In an act of collectivism typifying the times, Hare teamed up with contemporaries Howard Brenton, Snoo Wilson, Stephen Poliakoff, Trevor Griffiths, Brian Clark and Hugh Stottart to co-write Lay By, which explored attitudes to pornography and sexual violence in society. Even in 1971, the show’s provocative material shocked many.

“There were a whole lot of shocking plays we used to do late at night that caused a lot of furore,” says Hare of his youthful endeavours. “There were two sides to the fringe movement. One side was Bacchanalian, and was made up of those who had this hippy ideal of being free and being able to indulge yourself, who believed that having a good time could change society, and that somehow because of these freedoms, society could be mysteriously improved. Then there was another side who believed that political action could change things.”

When Hare’s play, Slag, was seen at the Royal Court, it set him on a path that would see him become a major presence in British theatre. Plays such as Plenty appeared in the West End and on Broadway, while a relationship with the National Theatre saw the likes of The Secret Rapture investigate the personal and the political in the thick of Thatcherism.  A trilogy – Racing Demon, Murmuring Judges and The Absence of War – dissected the Church of England, the British judiciary and a Labour Party in freefall.

More recently, South Downs was a response to Terence Rattigan’s The Browning Version, while The Moderate Soprano looked at John Christie, the founder of Glyndebourne Opera and his romance and marriage with singer Audrey Mildmay.
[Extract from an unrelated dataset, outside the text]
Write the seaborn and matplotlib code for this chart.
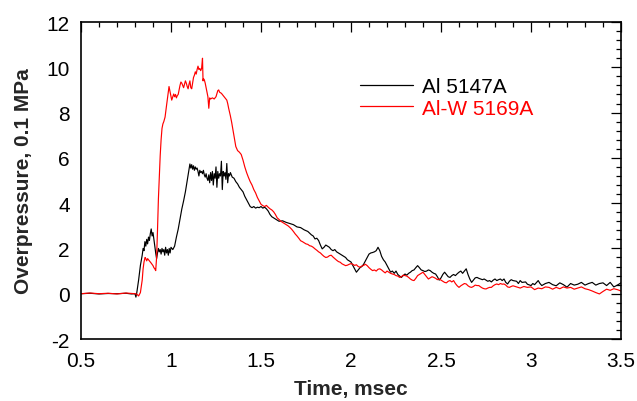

In 2018, Hare’s seventeenth new play for the National, I’m Not Running, looked at the two separate paths taken by would-be leaders of the Labour Party.

“This doesn’t relate to Peter Gynt directly,” Hare says, “but there have been immense social improvements since the 1960s. “People were extremely repressive and judgemental, and people killed thought because they weren’t allowed to be who they were. Of course, there are all these awful things going on in America and elsewhere, but I think we’re much more socially empowered that we were then. It’s why Brexit’s nostalgia for the 1950s doesn’t wash with me.”

In this respect, Hare’s play sounds like a thoroughly modern Peter Gynt.

“The important thing is to knock on the head this idea that a spiritual journey is a journey you take alone,” he says. “I think that has become a fashionable idea in the twenty-first century, that you can grow your own garden, but I don’t think that’s the case. In my life, my garden has grown through sharing things with other people, and anything important in it has come from that. I don’t think the idea of being rich, famous and alone is a good way to be.” 

Peter Gynt runs at the Olivier Theatre at the National Theatre of Great Britain, London until July 16, then opens at Edinburgh International Festival at the Festival Theatre, August 1-9, 7-10.45pm, August 4, 7, 9, 10, 12.30-4.15pm, before returning to the Olivier Theatre at the National Theatre of Great Britain, London from August 16-October 8.